I consider it an honour to be asked and since I already have two kids, what’s a couple more?

But, seriously, I am already a mom, I am pretty competent. I could do with more kids in the house.

My wife and I agree to do just that for my best friend who I had known since 5th grade. This was back in 1990.

They asked us to do so stating they look at everyone in both their families and could not come up with a single person they trusted for the task. They asked us to consider that and get back to them in a month. We took a week and said yes.

They arranged a meeting at their lawyers office to accomplish this. When we got to the conference room there was the guy running the camera, 3 lawyers and 3 other witnesses. The lawyers read the will and other documents, then my friend explained on camera why he wanted this then his wife did the same. Then we did the same, both of us in the same order, that we accepted this responsibility. Then the documents were signed and witness by all there.

Never seen so many signatures on a legal document again, ever in my life.

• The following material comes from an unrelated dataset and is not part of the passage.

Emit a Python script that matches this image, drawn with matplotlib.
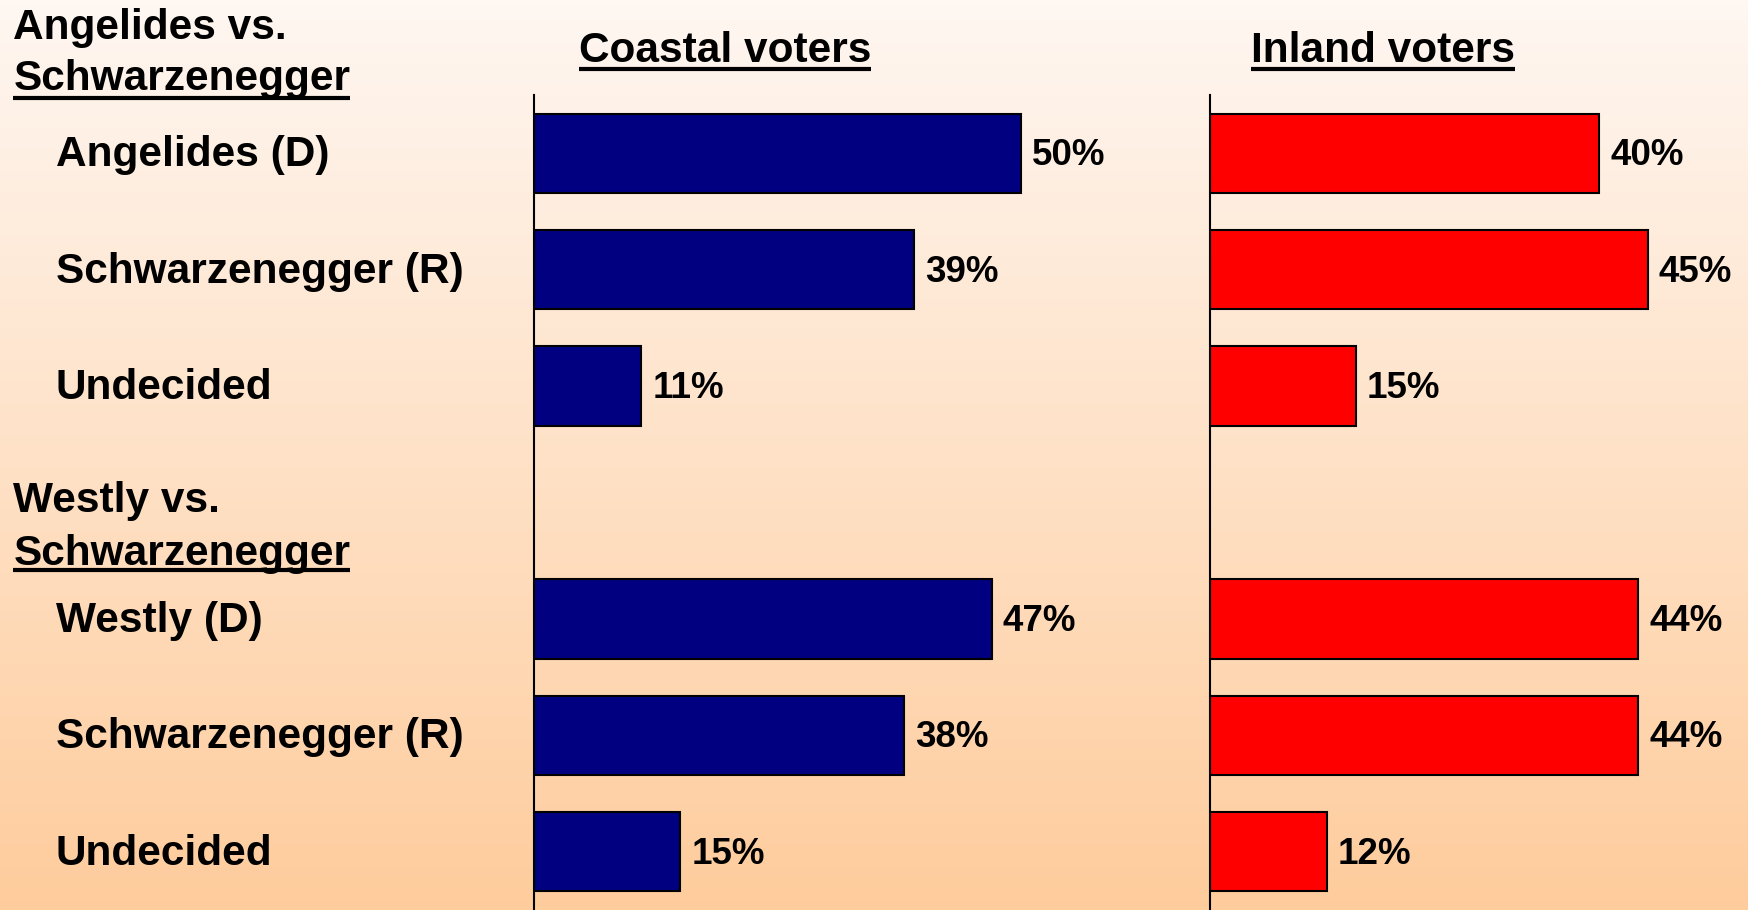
import matplotlib
matplotlib.use("Agg")
import matplotlib.pyplot as plt
import matplotlib.transforms as mtransforms
from matplotlib.lines import Line2D
import numpy as np

# ---- data ----
categories = ["Angelides (D)", "Schwarzenegger (R)", "Undecided",
              "Westly (D)", "Schwarzenegger (R)", "Undecided"]
positions = [0, 1, 2, 4, 5, 6]
coastal = [50, 39, 11, 47, 38, 15]
inland = [40, 45, 15, 44, 44, 12]
group_titles = [("Angelides vs.", "Schwarzenegger"), ("Westly vs.", "Schwarzenegger")]
panel_titles = ["Coastal voters", "Inland voters"]

FONT = ["Liberation Sans", "Arial", "DejaVu Sans"]
plt.rcParams["font.family"] = FONT
plt.rcParams["font.weight"] = "bold"

W, H = 1748, 910
fig = plt.figure(figsize=(W / 100, H / 100), dpi=100)

# gradient background
bg = fig.add_axes([0, 0, 1, 1], zorder=-10)
top = np.array([254, 247, 242]) / 255
bot = np.array([255, 204, 156]) / 255
t = np.linspace(0, 1, 256)[:, None]
grad = top[None, :] * (1 - t) + bot[None, :] * t
bg.imshow(grad[:, None, :], aspect="auto", extent=[0, 1, 0, 1])
bg.set_axis_off()

px_per_pct = 9.73
ax_top_px = 95
ax_h = (H - ax_top_px) / H

def make_panel(left_px, right_px, values, color):
    ax = fig.add_axes([left_px / W, 0, (right_px - left_px) / W, ax_h])
    ax.patch.set_alpha(0)
    ax.barh(positions, values, height=0.68, color=color, edgecolor="black", linewidth=1.5)
    ax.set_xlim(0, (right_px - left_px) / px_per_pct)
    ax.set_ylim(6.5, -0.5)
    for s in ["top", "right", "bottom"]:
        ax.spines[s].set_visible(False)
    ax.spines["left"].set_linewidth(1.5)
    ax.set_xticks([])
    ax.set_yticks([])
    off = mtransforms.ScaledTranslation(11 / 100, -2.5 / 100, fig.dpi_scale_trans)
    for p, v in zip(positions, values):
        ax.text(v, p, f"{v}%", transform=ax.transData + off, ha="left", va="center",
                fontsize=26.5, fontweight="bold")
    return ax

ax1 = make_panel(534.4, 1110, coastal, "#000080")
ax2 = make_panel(1210, W, inland, "#FF0000")

# category labels
tr = mtransforms.blended_transform_factory(fig.transFigure, ax1.transData)
base_off = mtransforms.ScaledTranslation(0, -13 / 100, fig.dpi_scale_trans)
for p, c in zip(positions, categories):
    fig.text(56 / W, p, c, transform=tr + base_off, ha="left", va="baseline",
             fontsize=30.5, fontweight="bold")

underlined = []
# group titles
for (l1, l2), (b1, b2, u) in zip(group_titles, [(39, 90, 98), (512, 564.5, 570)]):
    fig.text(13.4 / W, 1 - b1 / H, l1, ha="left", va="baseline", fontsize=30.5, fontweight="bold")
    t2 = fig.text(13.4 / W, 1 - b2 / H, l2, ha="left", va="baseline", fontsize=30.5, fontweight="bold")
    underlined.append((t2, u))

# panel titles
for title, cx in zip(panel_titles, [725, 1383]):
    tt = fig.text(cx / W, 1 - 61.7 / H, title, ha="center", va="baseline",
                  fontsize=30.5, fontweight="bold")
    underlined.append((tt, 68.7))

fig.canvas.draw()
r = fig.canvas.get_renderer()
for txt, ypx in underlined:
    bb = txt.get_window_extent(r)
    y = 1 - ypx / H
    fig.add_artist(Line2D([bb.x0 / W, bb.x1 / W], [y, y], transform=fig.transFigure,
                          color="black", linewidth=3.0, solid_capstyle="butt"))

fig.savefig("out.png", dpi=100)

In 2008, after 18 years, they changed the will and all that was deleted.

As of tomorrow my wife and I will be accepting that responsibility. Our closest friends have one child and they do not want her raised by his alcoholic siblings or her fundamentalist sister. Their lawyer was very upfront about the legal battle that would ensue by choosing a lesbian couple over blood siblings; but they have a ton of life insurance and their executor/lawyer has been charged with waging that battle should the need arise.

So far the only arguments have been about if the new foster parents are willing and able.

I’d say that it greatly depends on how well you and the kid gt along. Even at five, my sons playmates, nieces and nephews have distinct personalities. Some I’d be most happy to have, some…not. Nothing wrong per se with those kids or with us, but we just would never get along.